There must be something interesting about the weather. It’s the universal conversation topic: the first thing that strangers tend to share their thoughts about, as if needing to confirm that they inhabit the same world before pursuing the possibility of real communication. Meanwhile, in literature, the weather is often considered a device of the obvious, an overused filter for setting a mood. Weather has a way of quietly taking up more space than it might deserve.
But there’s much more to fictional weatherscapes than the tonal work that lies on the surface. Weather presents a fundamental aspect of narrative that, by definition, lies outside of the realm of agency. Even in a story that is “character-driven,” there must always be a balance of individual free will exerted from within and uncontrollable circumstances imposed from without. In Alexandra Kleeman’s 2016 collection Intimations, the story “A Brief History of Weather” uses weather and shelter to produce a new kind of tension between internal and external worlds.
The first section begins with a father bringing a suitcase full of snow into his house and opening it up to show his family (the unnamed speaker here is the daughter): “[…] all the snow glaring back the lamps and shaming our house with the brilliance of things that belong outside it.” This lingering image—an element of the exterior world borne into an interior world—sets the stage for a complicated exploration of interiority and exteriority, and of what it means to be sheltered, or to be a shelter.
The idea of shelter quickly becomes central to the story, as this family’s house is one of the only consistent narrative elements from one section to the next. The lives of the family members seem to revolve around a goal of making the house “free from weather,” a grand experiment in the art of containment. This house often fits into the conceit of the house-as-body, a set of discriminating boundaries tasked with keeping certain things in and certain things out. In this passage, a door or orifice in a shelter or body is redefined as a “flaw”:
The surface of our home is a single block of shatterproof plastic. There is a single flaw in the surface of our home through which we would enter or exit, a thing we rarely do.

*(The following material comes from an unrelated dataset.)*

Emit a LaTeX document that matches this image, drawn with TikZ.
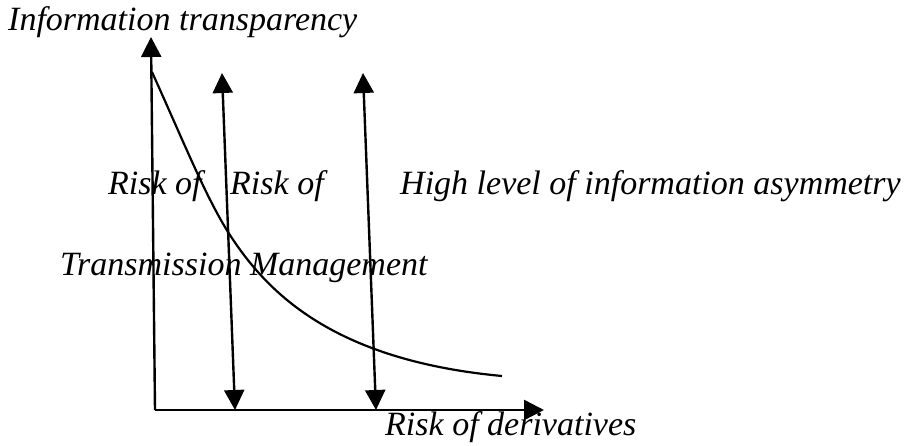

Air enters the flaw of a body and presses through into ever-deeper regions traveling from oral reservoir to tracheal passageway to the lungs, which resemble small rooms.
Here, the house and the body appear as reciprocal symbols, each highlighting the vessel-like nature of the other. If the opening where the outside world can enter is a flaw rather than a feature, then the idea of containment shifts toward a model of categorical purity, where the “outside” and “inside” are treated as entities that would taint each other if they mix. This dialectic appears even more viscerally in another passage, where Kleeman explores how the act of speaking necessarily interacts with air:
In motion his mouth laps at the air, takes into it the world we have been presented with and passes it out again, deformed. Pressed against tongue, teeth, the sounds fall out marked by indentations from human molars.
What does it mean for air to become “deformed” by a mouth, when it is already without form? In this image, language itself emerges as a corruption of the environment that it enters. It is a thing of the world of interiority—a thought, a meaning—imposing itself upon the exterior; in other words, it is the opposite of weather.
Kleeman closes the story with “a day without weather,” where the family at last walks away from the house:
There is no wind, there is no water. There is light. There is no sense that something in the sky will heave or change color. The only air that moves is air we push from our lungs.
By ending on this image where the inside world of bodies can shape the outside world of the air, Kleeman achieves a unique sort of thematic resolution where the human body exerts agency upon the exterior world instead of the other way around. The analogy of house and body breaks down when the body is no longer like a house, which is to say, no longer defined by its boundaries and passageways. Instead, the body can be an active, productive force that radiates away from its own boundaries.
In this way, selfhood emerges as an inside-out reversal of shelter-hood. These characters will never be able to control the weather, but the agency within them still has the potential to reach outwards.